Cooper Lutkenhaus, the reigning world indoor 800m champion, will make his professional 1500m debut at Sound Running's LA Track Festival on 23 May, organisers and the runner's management have confirmed. The 17-year-old is taking on a distance he has rarely raced flat-out, two years after he became the youngest male senior world indoor champion in any event.

The LA Track Festival, hosted by Sound Running with backing from Skechers Run, the USATF Foundation and WebMD, is staged at UCLA's Drake Stadium. Organisers say the meeting already lists 34 athletes who own Olympic or world championship medals, with further headline confirmations to come ahead of the gun.

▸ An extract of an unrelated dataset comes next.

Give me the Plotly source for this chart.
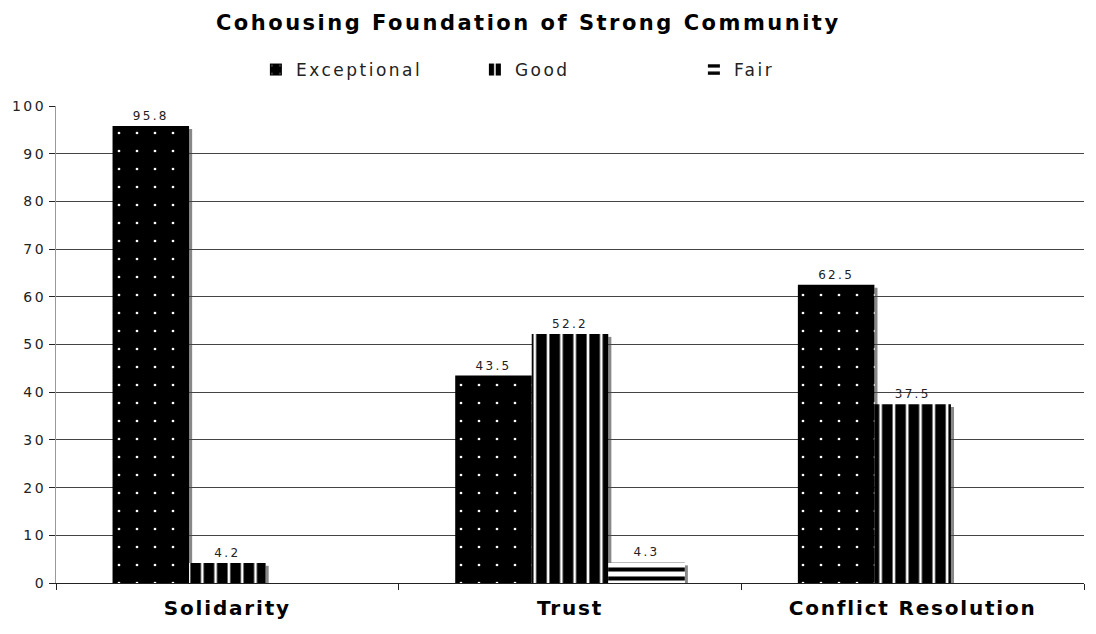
import plotly.graph_objects as go

categories = ["Solidarity", "Trust", "Conflict Resolution"]
exceptional = [95.8, 43.5, 62.5]
good = [4.2, 52.2, 37.5]
fair = [None, 4.3, None]
series_names = ["Exceptional", "Good", "Fair"]
y_ticks = [0, 10, 20, 30, 40, 50, 60, 70, 80, 90, 100]

FONT = "DejaVu Sans"
BARGAP = 0.33

patterns = [
    dict(shape=".", fgcolor="white", bgcolor="black", size=18, solidity=0.018, fillmode="replace"),
    dict(shape="|", fgcolor="black", bgcolor="white", size=13.3, solidity=0.8, fillmode="replace"),
    dict(shape="-", fgcolor="black", bgcolor="white", size=9, solidity=0.45, fillmode="replace"),
]

fig = go.Figure()
all_series = [exceptional, good, fair]
for name, vals, pat in zip(series_names, all_series, patterns):
    fig.add_trace(go.Bar(
        name=name,
        x=categories,
        y=vals,
        marker=dict(color="black", pattern=pat, line=dict(width=0)),
        text=[("" if v is None else f"{v:.1f}") for v in vals],
        textposition="outside",
        textfont=dict(family=FONT, size=12, color="#222"),
        cliponaxis=False,
    ))

# gray drop shadow on the right side of each bar
bar_w = (1 - BARGAP) / 3
shadow_w = 0.009
for i, vals in enumerate(all_series):
    for c, v in enumerate(vals):
        if v is None:
            continue
        right = c - (1 - BARGAP) / 2 + (i + 1) * bar_w
        fig.add_shape(type="rect", xref="x", yref="y",
                      x0=right, x1=right + shadow_w, y0=0, y1=v - 0.6,
                      fillcolor="#888", line=dict(width=0), layer="below")

fig.update_layout(
    width=1096, height=634,
    margin=dict(l=56, r=12, t=106, b=51),
    paper_bgcolor="white", plot_bgcolor="white",
    barmode="group", bargap=BARGAP, bargroupgap=0,
    title=dict(text="<b>Cohousing Foundation of Strong Community</b>",
               x=0.482, xanchor="center", y=0.965, yanchor="middle",
               font=dict(family=FONT, size=21, color="black")),
    legend=dict(orientation="h", x=0.514, xanchor="center", y=1.0755, yanchor="middle",
                font=dict(family=FONT, size=17, color="#222"),
                entrywidth=174, itemwidth=30, traceorder="normal"),
    font=dict(family=FONT, color="#222"),
    showlegend=True,
)
fig.update_xaxes(
    type="category", tickson="boundaries", ticks="outside", ticklen=6,
    tickcolor="#222", showline=True, linecolor="#222", linewidth=1,
    tickfont=dict(family=FONT, size=20, color="black"),
    ticklabelstandoff=7, showgrid=False,
    tickprefix="<b>", ticksuffix="</b>",
)
fig.update_yaxes(
    range=[0, 100], tickvals=y_ticks, ticks="outside", ticklen=6,
    tickcolor="#222", showline=True, linecolor="#999", linewidth=1,
    showgrid=True, gridcolor="#444", gridwidth=1, zeroline=False,
    tickfont=dict(family=FONT, size=14, color="#222"),
)

# widen the lettering of the chart's texts
spacing_js = """
var gd = document.getElementById('{plot_id}');
function widen() {
  var rules = [['.gtitle', '2.5px'], ['.legendtext', '2.5px'], ['.xtick text', '1.8px'],
               ['.ytick text', '2.5px'], ['.bartext', '2.3px']];
  rules.forEach(function (r) {
    gd.querySelectorAll(r[0]).forEach(function (el) { el.style.letterSpacing = r[1]; });
  });
}
widen();
gd.on('plotly_afterplot', widen);
"""

fig.write_html("out.html", post_script=spacing_js)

Lutkenhaus has built his early professional career on the half-lap, racing the 800m at world cross and indoor championships and recording one of the fastest indoor 800m times in history for an athlete under 18. The 1500m sits at the top of his coach's medium-term plan, but rarely shows up on his racing schedule. The festival has him in the headline 1500m field rather than as a guest pacer, signalling an honest tilt at a fast time.

For Sound Running, the addition is a coup. The Drake Stadium meet has positioned itself as one of the few US-based fixtures in the world tour calendar that consistently delivers fast spring times across the middle distances; previous editions have produced multiple national-class performances and have given British and Australian runners a window in which to chase qualifying marks for global championships.

Lutkenhaus's debut is also a statement of intent for the rest of the outdoor season. With both the European 1500m field and the US trials field looking unusually deep, his coaching team has flagged the LA outing as the first public test of where his range now sits. A confident debut over the longer event would broaden his options for World Championships selection later in 2026; a tougher day at the office would still leave plenty of room to bank a personal best on a rebuilt block calendar.